- Born: 1941 Guayaquil, Ecuador
- Died: 2 April 2020 Guayaquil, Ecuador
- Occupation(s): Teacher Singer Architect Diplomat

= Gustavo Orellana =

Ecuadorian architect, teacher and singer (1941–2020)

Gustavo Adolfo Orellana Magallanes (Guayaquil, 1941 – 2 April 2020), was an Ecuadorian teacher and singer, who dedicated almost fifty years of his life to teaching in the National College Vicente Rocafuerte and the last years of his life to music.

== Biography ==

During the government of Jaime Roldós, Orellana was Secretary of Sports and Recreation.

He started doing music in 1996, at age 55; in the same year, he participated in the OTI Festival with the song Canción de amor al viento, which was among the chosen songs.

He dedicated himself to teaching at the Vicente Rocafuerte National College, of which he was a student for almost fifty years; he retired in 2011, at the request of the authorities of the Ministry of Education. After this, he focused entirely on singing. He was also a member of the Vicente Rocafuerte National College Foundation (Conaviro) along with other former students such as Jorge Moreno Guerrero, Gustavo Triviño, Santiago Yépez, Iván Lascano, Enrique Jiménez, Rafael Santelices, Ricardo Vasconcellos, among others, where they held sporting events with students and alumni of all ages. On October 18, 2015, the Conaviro Foundation held a football championship in honor of three teachers, including Orellana, who was the one who began the inauguration of the championship, as the division championship 40–46 years was in his honor. In August 2016, another tournament was held in his honor and that of Enrique Salcedo Arce, on the fields of the Carlos Pérez Perasso Sports City. In 2018, together with Otón Chávez Pazmiño, Aldo Vanoni, Ricardo Vasconcellos and the ideator, José Carbo Robles, coordinated by Iván Lascano, he was part of a commission that founded the Vicentino Sports Hall of Fame, with the idea of perpetuating the footprint of the most outstanding athletes on the team.

He obtained a diploma in Higher Education and worked as a teacher at the Faculty of Architecture at the University of Guayaquil until September 2012.

In March 2013, he participated in the Ascap award, where he met the Mexican group Los Tigres del Norte and Jorge Pinos, who managed Gloria Estefan’s shows.

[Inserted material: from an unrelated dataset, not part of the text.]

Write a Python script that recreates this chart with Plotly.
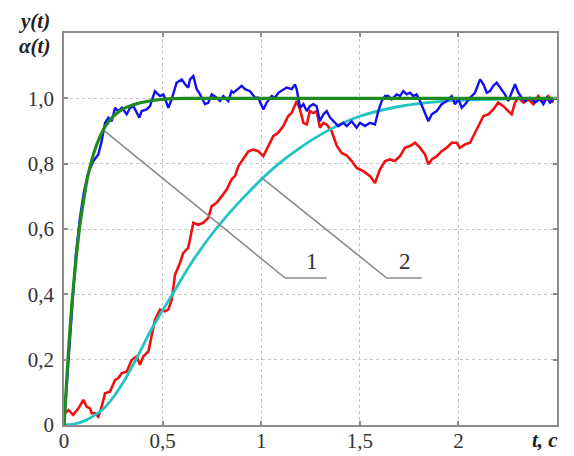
import plotly.graph_objects as go

# ---------------- data ----------------
green_t = [0, 0.02, 0.04, 0.06, 0.08, 0.1, 0.12, 0.15, 0.18, 0.21,
           0.25, 0.3, 0.35, 0.4, 0.47, 0.55, 0.65, 2.5]
green_v = [0, 0.2, 0.37, 0.5, 0.61, 0.69, 0.76, 0.83, 0.88, 0.915,
           0.945, 0.968, 0.98, 0.988, 0.995, 0.999, 1.0, 1.0]

cyan_t = [0, 0.05, 0.1, 0.15, 0.2, 0.25, 0.3, 0.36, 0.45, 0.55,
          0.65, 0.77, 0.9, 1.07, 1.2, 1.35, 1.5, 1.7, 1.9, 2.1,
          2.3, 2.5]
cyan_v = [0, 0.003, 0.012, 0.028, 0.05, 0.085, 0.13, 0.195, 0.3, 0.4,
          0.5, 0.6, 0.69, 0.79, 0.85, 0.905, 0.945, 0.975, 0.99, 0.996,
          0.999, 1.0]

blue_t = [0, 0.02, 0.04, 0.06, 0.08, 0.1, 0.123, 0.149, 0.174, 0.191,
          0.208, 0.225, 0.242, 0.259, 0.275, 0.293, 0.318, 0.335, 0.352, 0.382,
          0.394, 0.419, 0.436, 0.461, 0.487, 0.504, 0.529, 0.546, 0.571, 0.597,
          0.614, 0.630, 0.639, 0.656, 0.673, 0.690, 0.715, 0.732, 0.749, 0.774,
          0.791, 0.808, 0.833, 0.850, 0.859, 0.884, 0.901, 0.918, 0.943, 0.969,
          0.985, 1.011, 1.028, 1.053, 1.070, 1.087, 1.112, 1.129, 1.155, 1.171,
          1.180, 1.197, 1.214, 1.231, 1.247, 1.264, 1.281, 1.298, 1.315, 1.332,
          1.349, 1.366, 1.391, 1.416, 1.434, 1.459, 1.484, 1.501, 1.526, 1.552,
          1.577, 1.594, 1.611, 1.628, 1.645, 1.662, 1.687, 1.704, 1.721, 1.738,
          1.755, 1.771, 1.788, 1.805, 1.822, 1.848, 1.865, 1.890, 1.915, 1.941,
          1.966, 1.983, 2.0, 2.017, 2.034, 2.059, 2.084, 2.110, 2.127, 2.144,
          2.160, 2.177, 2.194, 2.211, 2.236, 2.253, 2.270, 2.287, 2.304, 2.321,
          2.338, 2.363, 2.388, 2.414, 2.431, 2.448, 2.465, 2.481]
blue_v = [0, 0.18, 0.36, 0.52, 0.63, 0.71, 0.772, 0.808, 0.828, 0.869,
          0.925, 0.941, 0.930, 0.971, 0.961, 0.971, 0.951, 0.971, 0.976, 0.941,
          0.961, 0.966, 0.976, 1.022, 1.007, 1.012, 0.971, 0.997, 1.048, 1.058,
          1.043, 1.033, 1.058, 1.068, 1.028, 1.012, 0.982, 0.987, 1.012, 1.002,
          0.992, 1.007, 0.992, 1.022, 1.017, 1.028, 1.038, 1.028, 1.022, 1.002,
          1.002, 0.966, 0.987, 1.007, 1.002, 1.017, 1.028, 1.033, 1.028, 1.043,
          1.028, 0.971, 0.982, 0.961, 0.976, 0.982, 0.976, 0.930, 0.951, 0.961,
          0.941, 0.930, 0.915, 0.925, 0.915, 0.930, 0.910, 0.925, 0.915, 0.925,
          0.920, 0.961, 0.992, 1.007, 1.007, 0.997, 1.012, 1.007, 1.022, 1.012,
          1.017, 1.007, 1.012, 0.992, 0.966, 0.930, 0.951, 0.961, 0.982, 0.992,
          1.007, 0.982, 0.997, 0.971, 0.982, 1.002, 1.017, 1.058, 1.043, 1.017,
          1.022, 1.038, 1.048, 1.033, 1.012, 0.992, 1.017, 1.043, 1.017, 1.002,
          0.992, 1.002, 0.987, 0.997, 0.982, 1.002, 0.987, 0.997]

red_t = [0, 0.005, 0.022, 0.047, 0.073, 0.098, 0.115, 0.132, 0.140, 0.157,
         0.174, 0.191, 0.208, 0.233, 0.259, 0.275, 0.293, 0.318, 0.343, 0.369,
         0.385, 0.402, 0.428, 0.445, 0.461, 0.487, 0.512, 0.529, 0.546, 0.563,
         0.588, 0.605, 0.630, 0.656, 0.681, 0.706, 0.732, 0.749, 0.774, 0.800,
         0.825, 0.850, 0.867, 0.884, 0.909, 0.935, 0.960, 0.985, 1.011, 1.036,
         1.061, 1.087, 1.112, 1.137, 1.155, 1.180, 1.197, 1.214, 1.231, 1.247,
         1.264, 1.281, 1.298, 1.315, 1.332, 1.357, 1.383, 1.408, 1.434, 1.459,
         1.484, 1.518, 1.552, 1.577, 1.602, 1.628, 1.653, 1.678, 1.704, 1.729,
         1.755, 1.780, 1.805, 1.831, 1.848, 1.865, 1.890, 1.915, 1.941, 1.966,
         1.991, 2.008, 2.034, 2.059, 2.084, 2.110, 2.127, 2.152, 2.177, 2.202,
         2.228, 2.253, 2.270, 2.287, 2.304, 2.330, 2.355, 2.380, 2.405, 2.431,
         2.456, 2.481]
red_v = [0.01, 0.036, 0.046, 0.031, 0.051, 0.077, 0.056, 0.051, 0.036, 0.036,
         0.026, 0.056, 0.097, 0.102, 0.138, 0.143, 0.159, 0.163, 0.199, 0.210,
         0.184, 0.210, 0.225, 0.281, 0.322, 0.353, 0.348, 0.353, 0.383, 0.460,
         0.496, 0.527, 0.542, 0.619, 0.613, 0.619, 0.634, 0.670, 0.680, 0.700,
         0.721, 0.752, 0.762, 0.792, 0.813, 0.838, 0.843, 0.838, 0.823, 0.854,
         0.884, 0.895, 0.915, 0.946, 0.956, 0.992, 0.966, 0.925, 0.920, 0.961,
         0.955, 0.961, 0.910, 0.925, 0.920, 0.900, 0.855, 0.833, 0.825, 0.808,
         0.787, 0.777, 0.762, 0.741, 0.782, 0.808, 0.813, 0.808, 0.823, 0.849,
         0.854, 0.864, 0.849, 0.828, 0.798, 0.813, 0.823, 0.838, 0.849, 0.864,
         0.864, 0.849, 0.859, 0.864, 0.895, 0.925, 0.946, 0.951, 0.966, 0.987,
         0.976, 0.961, 0.951, 0.987, 1.002, 0.987, 0.997, 0.982, 1.007, 0.987,
         1.007, 0.987]

x_ticks = [0, 0.5, 1, 1.5, 2]
x_labels = ["0", "0,5", "1", "1,5", "2"]
y_ticks = [0, 0.2, 0.4, 0.6, 0.8, 1.0]
y_labels = ["0", "0,2", "0,4", "0,6", "0,8", "1,0"]

# ---------------- figure ----------------
FONT = "Liberation Serif"
W, H = 574, 456
ML, MR, MT, MB = 64, 17, 33, 31

fig = go.Figure()

fig.add_trace(go.Scatter(x=red_t, y=red_v, mode="lines",
                         line=dict(color="#f01010", width=2.6)))
fig.add_trace(go.Scatter(x=cyan_t, y=cyan_v, mode="lines",
                         line=dict(color="#22c3c3", width=2.8, shape="spline")))
fig.add_trace(go.Scatter(x=blue_t, y=blue_v, mode="lines",
                         line=dict(color="#1010f0", width=2.4)))
fig.add_trace(go.Scatter(x=green_t, y=green_v, mode="lines",
                         line=dict(color="#1f8a1f", width=3.2, shape="spline")))

# leader lines for labels 1 and 2
lc = dict(color="#8a8a8a", width=1.6)
fig.add_shape(type="line", xref="x", yref="y", x0=0.208, y0=0.899, x1=1.121, y1=0.450, line=lc)
fig.add_shape(type="line", xref="x", yref="y", x0=1.121, y0=0.450, x1=1.332, y1=0.450, line=lc)
fig.add_shape(type="line", xref="x", yref="y", x0=0.999, y0=0.759, x1=1.636, y1=0.450, line=lc)
fig.add_shape(type="line", xref="x", yref="y", x0=1.636, y0=0.450, x1=1.814, y1=0.450, line=lc)

fig.add_annotation(x=1.256, y=0.50, xref="x", yref="y", text="1", showarrow=False,
                   font=dict(family=FONT, size=23, color="#333"))
fig.add_annotation(x=1.729, y=0.50, xref="x", yref="y", text="2", showarrow=False,
                   font=dict(family=FONT, size=23, color="#333"))


def px(xp):
    return (xp - ML) / (W - ML - MR)


def py(yp):
    return (H - yp - MB) / (H - MT - MB)


# axis titles (positions given in window pixels)
fig.add_annotation(x=px(52), y=py(21), xref="paper", yref="paper", text="<b><i>y(t)</i></b>",
                   showarrow=False, xanchor="right", yanchor="middle",
                   font=dict(family=FONT, size=21, color="#222"))
fig.add_annotation(x=px(52), y=py(46), xref="paper", yref="paper", text="<b><i>α(t)</i></b>",
                   showarrow=False, xanchor="right", yanchor="middle",
                   font=dict(family=FONT, size=21, color="#222"))
fig.add_annotation(x=px(560), y=py(440), xref="paper", yref="paper", text="<b><i>t, c</i></b>",
                   showarrow=False, xanchor="right", yanchor="middle",
                   font=dict(family=FONT, size=21, color="#222"))

fig.update_layout(
    width=W, height=H,
    margin=dict(l=ML, r=MR, t=MT, b=MB, autoexpand=False),
    paper_bgcolor="white", plot_bgcolor="white",
    showlegend=False,
    font=dict(family=FONT, size=22, color="#333"),
)

axis_common = dict(
    showline=True, linecolor="#8c8c8c", linewidth=1.5, mirror="ticks",
    showgrid=True, gridcolor="#c4c4c4", griddash="dot", gridwidth=1,
    ticks="inside", ticklen=4, tickcolor="#8c8c8c", tickwidth=1.5,
    zeroline=False, tickfont=dict(family=FONT, size=21, color="#333"),
)
fig.update_xaxes(range=[0, 2.5], tickmode="array", tickvals=x_ticks, ticktext=x_labels,
                 ticklabelstandoff=-4, **axis_common)
fig.update_yaxes(range=[0, 1.2], tickmode="array", tickvals=y_ticks, ticktext=y_labels,
                 ticklabelstandoff=4, **axis_common)

fig.write_html("out.html", config={"displayModeBar": False},
               post_script="document.body.style.margin='0';")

In 2014, during a show for Mother's Day, he released his second album called Recordando el ayer, volumen 2, including boleros such as Amor mío, Cómo fue, Espérame en el cielo, No sé qué pasa conmigo, Si me comprendieras and Sabor a mí. He recorded his two albums at the record company Ecuasound Productions, owned by his former student Iván Castro, in United States. He also composed the songs Mi gran Guayaquil and Barcelona, el único campeón, dedicated to the football team Barcelona Sporting Club.

== Death ==

Orellana died in his native Guayaquil on 2 April 2020, of COVID-19, during the pandemic in Ecuador.